____ GIVEN DATA

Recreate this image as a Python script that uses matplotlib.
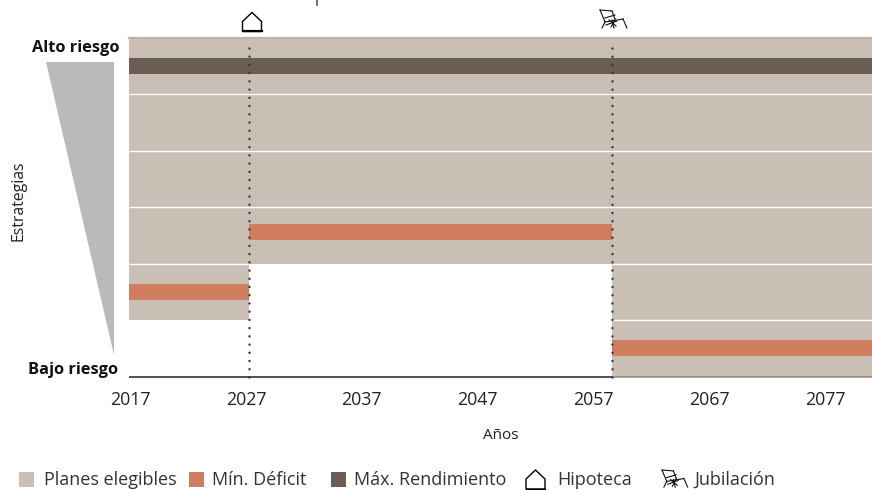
import matplotlib.pyplot as plt
from matplotlib.patches import Polygon, Rectangle
from matplotlib.lines import Line2D

plt.rcParams['font.family'] = ['Open Sans', 'DejaVu Sans']

# Time axis and the two life events
start_year = 2017
end_year = 2081
tick_years = [2017, 2027, 2037, 2047, 2057, 2067, 2077]
mortgage_year = 2027.3
retirement_year = 2058.6

# Strategy rows run from 0 (low risk) to 5 (high risk)
n_rows = 6
period_starts = [2017, 2027.3, 2058.6]
period_ends = [2027.3, 2058.6, 2081]
eligible_lowest_row = [1, 2, 0]
min_deficit_row = [1.5, 2.56, 0.5]
max_return_row = [5.5, 5.5, 5.5]

ELIGIBLE = '#c9bfb5'
DEFICIT = '#cf7d5e'
RETURN = '#6b5c54'
TEXT = '#222222'

fig = plt.figure(figsize=(8.72, 4.9), dpi=100)
W, H = 872, 490
ax = fig.add_axes([129 / W, 1 - 376.5 / H, (872 - 129) / W, (376.5 - 38) / H])
ax.set_xlim(start_year, end_year)
ax.set_ylim(0, n_rows)
band = 0.285

for s, e, low, d, r in zip(period_starts, period_ends, eligible_lowest_row,
                           min_deficit_row, max_return_row):
    ax.barh(low, e - s, left=s, height=n_rows - low, align='edge', color=ELIGIBLE, lw=0)
    ax.barh(d, e - s, left=s, height=band, color=DEFICIT, lw=0)
    ax.barh(r, e - s, left=s, height=band, color=RETURN, lw=0)
    # white row separators only where the plans are eligible
    for row in range(low + 1, n_rows):
        ax.plot([s, e], [row, row], color='white', lw=1, solid_capstyle='butt', zorder=3)

ax.axhline(n_rows, color='#b9b3ac', lw=1.6, zorder=4, clip_on=False)
ax.plot([start_year, retirement_year], [0, 0], color='#222222', lw=1.1, clip_on=False, zorder=4,
        solid_capstyle='butt')
ax.plot([retirement_year, end_year], [0, 0], color='#8a8580', lw=1.1, clip_on=False, zorder=4,
        solid_capstyle='butt')

for year in [mortgage_year, retirement_year]:
    ax.plot([year, year], [0, 5.86], color='#3a3a3a', lw=1.8,
            dashes=(0.01, 3.28), dash_capstyle='round', zorder=5, clip_on=False)

for sp in ax.spines.values():
    sp.set_visible(False)
ax.set_yticks([])
ax.set_xticks(tick_years)
# tick labels sit slightly to the left of the year grid
ax.set_xticklabels([])
ax.tick_params(length=0)
for i, y in enumerate(tick_years):
    fig.text((130 + i * 115.9) / W, 1 - 400 / H, str(y), fontsize=12.8, color=TEXT,
             ha='center', va='center')

fig.text(501 / W, 1 - 435 / H, 'Años', fontsize=11, color=TEXT, ha='center', va='center')
fig.text(18 / W, 1 - 200.5 / H, 'Estrategias', fontsize=11.4, color=TEXT, rotation=90,
         ha='center', va='center')
fig.text(119 / W, 1 - 48 / H, 'Alto riesgo', fontsize=11.8, fontweight='bold', color='#111111',
         ha='right', va='center')
fig.text(118 / W, 1 - 370.5 / H, 'Bajo riesgo', fontsize=11.8, fontweight='bold', color='#111111',
         ha='right', va='center')


def px(points):
    return [(x / W, 1 - y / H) for x, y in points]


fig.add_artist(Polygon(px([(46, 62), (114, 62), (114, 355)]), closed=True, fc='#bababa', ec='none',
                       transform=fig.transFigure))

# stem of the heading that runs off the top edge
fig.add_artist(Line2D(*zip(*px([(317, 0), (317, 5)])), color='#444444', lw=1.1,
                      transform=fig.transFigure))


def house(cx, base, bottom_lw):
    pts = [(cx - 9.5, base), (cx - 9.5, base - 10), (cx, base - 19),
           (cx + 9.5, base - 10), (cx + 9.5, base)]
    fig.add_artist(Polygon(px(pts), closed=True, fc='white', ec='black', lw=1.0,
                           transform=fig.transFigure))
    fig.add_artist(Line2D(*zip(*px([pts[0], pts[4]])), color='black', lw=bottom_lw,
                          transform=fig.transFigure))


def chair(x0, y0, s=1.0):
    # small deck chair sketched from line segments
    segs = [[(0, 0), (12, 1)], [(0, 0), (5, 12)], [(5, 12), (2, 18)], [(12, 1), (15, 9)],
            [(5, 12), (23, 9)], [(5, 8), (15, 5)], [(23, 9), (27, 18)], [(12, 10), (14, 18)],
            [(9, 10), (16, 16)], [(6, 15), (17, 11)], [(15, 9), (11, 17)]]
    for seg in segs:
        pts = px([(x0 + a * s, y0 + b * s) for a, b in seg])
        fig.add_artist(Line2D(*zip(*pts), color='#111111', lw=0.8, transform=fig.transFigure))


house(252, 31.5, 1.6)
chair(600, 10)

# legend row
legend_y = 480
for x, color in [(19, ELIGIBLE), (189, DEFICIT), (331, RETURN)]:
    fig.add_artist(Rectangle((x / W, 1 - 487 / H), 15 / W, 15 / H, fc=color, ec='none',
                             transform=fig.transFigure))
for x, label in [(44, 'Planes elegibles'), (212, 'Mín. Déficit'), (354, 'Máx. Rendimiento'),
                 (557, 'Hipoteca'), (694, 'Jubilación')]:
    fig.text(x / W, 1 - legend_y / H, label, fontsize=13, color='#333333', ha='left', va='center')
house(535.5, 489, 1.0)
chair(662, 470, 0.95)

plt.savefig('out.png', dpi=100)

________

* [INSTRUCTION] Return the material line for line, from its beginning to the line that contains "retirement_year = 2058.6", with the pictures left out.

* [FINISHED ANSWER]
Recreate this image as a Python script that uses matplotlib.
import matplotlib.pyplot as plt
from matplotlib.patches import Polygon, Rectangle
from matplotlib.lines import Line2D

plt.rcParams['font.family'] = ['Open Sans', 'DejaVu Sans']

# Time axis and the two life events
start_year = 2017
end_year = 2081
tick_years = [2017, 2027, 2037, 2047, 2057, 2067, 2077]
mortgage_year = 2027.3
retirement_year = 2058.6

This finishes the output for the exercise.